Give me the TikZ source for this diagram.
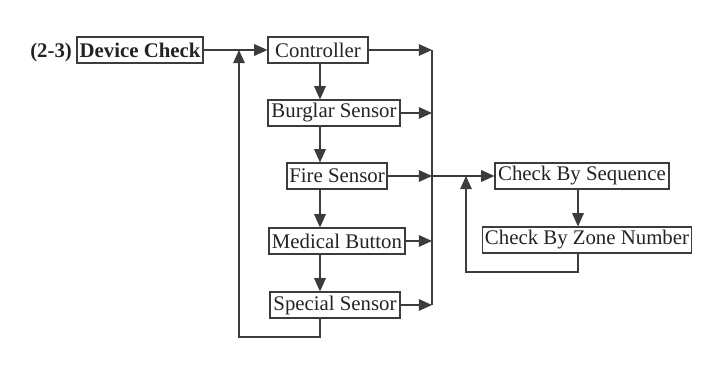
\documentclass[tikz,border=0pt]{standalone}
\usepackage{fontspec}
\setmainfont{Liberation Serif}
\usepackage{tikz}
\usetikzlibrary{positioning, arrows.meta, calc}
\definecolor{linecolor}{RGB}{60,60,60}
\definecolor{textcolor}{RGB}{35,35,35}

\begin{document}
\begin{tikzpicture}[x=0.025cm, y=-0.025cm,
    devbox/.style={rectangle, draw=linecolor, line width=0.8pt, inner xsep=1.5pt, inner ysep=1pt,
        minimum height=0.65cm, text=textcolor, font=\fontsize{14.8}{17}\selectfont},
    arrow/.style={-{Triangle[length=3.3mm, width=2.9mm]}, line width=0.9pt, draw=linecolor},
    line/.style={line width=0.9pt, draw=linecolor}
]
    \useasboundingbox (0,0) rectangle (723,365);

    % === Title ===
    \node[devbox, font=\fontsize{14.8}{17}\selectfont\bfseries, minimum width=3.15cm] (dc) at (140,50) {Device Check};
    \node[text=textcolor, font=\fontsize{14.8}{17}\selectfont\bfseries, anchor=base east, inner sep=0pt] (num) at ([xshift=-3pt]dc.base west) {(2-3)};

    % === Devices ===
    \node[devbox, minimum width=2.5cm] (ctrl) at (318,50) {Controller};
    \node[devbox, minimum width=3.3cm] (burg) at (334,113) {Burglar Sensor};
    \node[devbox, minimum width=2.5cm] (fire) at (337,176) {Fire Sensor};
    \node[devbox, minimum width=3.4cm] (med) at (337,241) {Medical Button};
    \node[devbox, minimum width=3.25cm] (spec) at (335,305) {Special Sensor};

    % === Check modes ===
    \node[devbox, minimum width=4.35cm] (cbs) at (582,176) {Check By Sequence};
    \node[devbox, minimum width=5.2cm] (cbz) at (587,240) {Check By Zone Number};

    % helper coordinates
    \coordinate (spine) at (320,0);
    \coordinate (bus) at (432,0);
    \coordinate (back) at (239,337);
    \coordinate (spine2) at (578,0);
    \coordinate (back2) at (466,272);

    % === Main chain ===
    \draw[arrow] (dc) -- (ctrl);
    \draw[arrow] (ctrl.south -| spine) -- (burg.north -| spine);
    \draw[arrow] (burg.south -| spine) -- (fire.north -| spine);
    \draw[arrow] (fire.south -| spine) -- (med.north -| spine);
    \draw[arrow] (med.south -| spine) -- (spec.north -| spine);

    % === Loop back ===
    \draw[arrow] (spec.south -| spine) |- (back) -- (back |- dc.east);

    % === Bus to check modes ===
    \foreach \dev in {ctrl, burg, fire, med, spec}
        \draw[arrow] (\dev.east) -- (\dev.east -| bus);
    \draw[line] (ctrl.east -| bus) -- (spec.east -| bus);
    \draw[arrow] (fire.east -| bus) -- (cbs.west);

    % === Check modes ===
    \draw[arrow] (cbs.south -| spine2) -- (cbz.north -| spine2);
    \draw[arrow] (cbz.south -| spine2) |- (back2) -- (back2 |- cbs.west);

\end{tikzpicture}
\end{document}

————————

» Task objective:
Restate the whole listing above exactly, please, omitting every image.

» Correct output:
Give me the TikZ source for this diagram.
\documentclass[tikz,border=0pt]{standalone}
\usepackage{fontspec}
\setmainfont{Liberation Serif}
\usepackage{tikz}
\usetikzlibrary{positioning, arrows.meta, calc}
\definecolor{linecolor}{RGB}{60,60,60}
\definecolor{textcolor}{RGB}{35,35,35}

\begin{document}
\begin{tikzpicture}[x=0.025cm, y=-0.025cm,
    devbox/.style={rectangle, draw=linecolor, line width=0.8pt, inner xsep=1.5pt, inner ysep=1pt,
        minimum height=0.65cm, text=textcolor, font=\fontsize{14.8}{17}\selectfont},
    arrow/.style={-{Triangle[length=3.3mm, width=2.9mm]}, line width=0.9pt, draw=linecolor},
    line/.style={line width=0.9pt, draw=linecolor}
]
    \useasboundingbox (0,0) rectangle (723,365);

    % === Title ===
    \node[devbox, font=\fontsize{14.8}{17}\selectfont\bfseries, minimum width=3.15cm] (dc) at (140,50) {Device Check};
    \node[text=textcolor, font=\fontsize{14.8}{17}\selectfont\bfseries, anchor=base east, inner sep=0pt] (num) at ([xshift=-3pt]dc.base west) {(2-3)};

    % === Devices ===
    \node[devbox, minimum width=2.5cm] (ctrl) at (318,50) {Controller};
    \node[devbox, minimum width=3.3cm] (burg) at (334,113) {Burglar Sensor};
    \node[devbox, minimum width=2.5cm] (fire) at (337,176) {Fire Sensor};
    \node[devbox, minimum width=3.4cm] (med) at (337,241) {Medical Button};
    \node[devbox, minimum width=3.25cm] (spec) at (335,305) {Special Sensor};

    % === Check modes ===
    \node[devbox, minimum width=4.35cm] (cbs) at (582,176) {Check By Sequence};
    \node[devbox, minimum width=5.2cm] (cbz) at (587,240) {Check By Zone Number};

    % helper coordinates
    \coordinate (spine) at (320,0);
    \coordinate (bus) at (432,0);
    \coordinate (back) at (239,337);
    \coordinate (spine2) at (578,0);
    \coordinate (back2) at (466,272);

    % === Main chain ===
    \draw[arrow] (dc) -- (ctrl);
    \draw[arrow] (ctrl.south -| spine) -- (burg.north -| spine);
    \draw[arrow] (burg.south -| spine) -- (fire.north -| spine);
    \draw[arrow] (fire.south -| spine) -- (med.north -| spine);
    \draw[arrow] (med.south -| spine) -- (spec.north -| spine);

    % === Loop back ===
    \draw[arrow] (spec.south -| spine) |- (back) -- (back |- dc.east);

    % === Bus to check modes ===
    \foreach \dev in {ctrl, burg, fire, med, spec}
        \draw[arrow] (\dev.east) -- (\dev.east -| bus);
    \draw[line] (ctrl.east -| bus) -- (spec.east -| bus);
    \draw[arrow] (fire.east -| bus) -- (cbs.west);

    % === Check modes ===
    \draw[arrow] (cbs.south -| spine2) -- (cbz.north -| spine2);
    \draw[arrow] (cbz.south -| spine2) |- (back2) -- (back2 |- cbs.west);

\end{tikzpicture}
\end{document}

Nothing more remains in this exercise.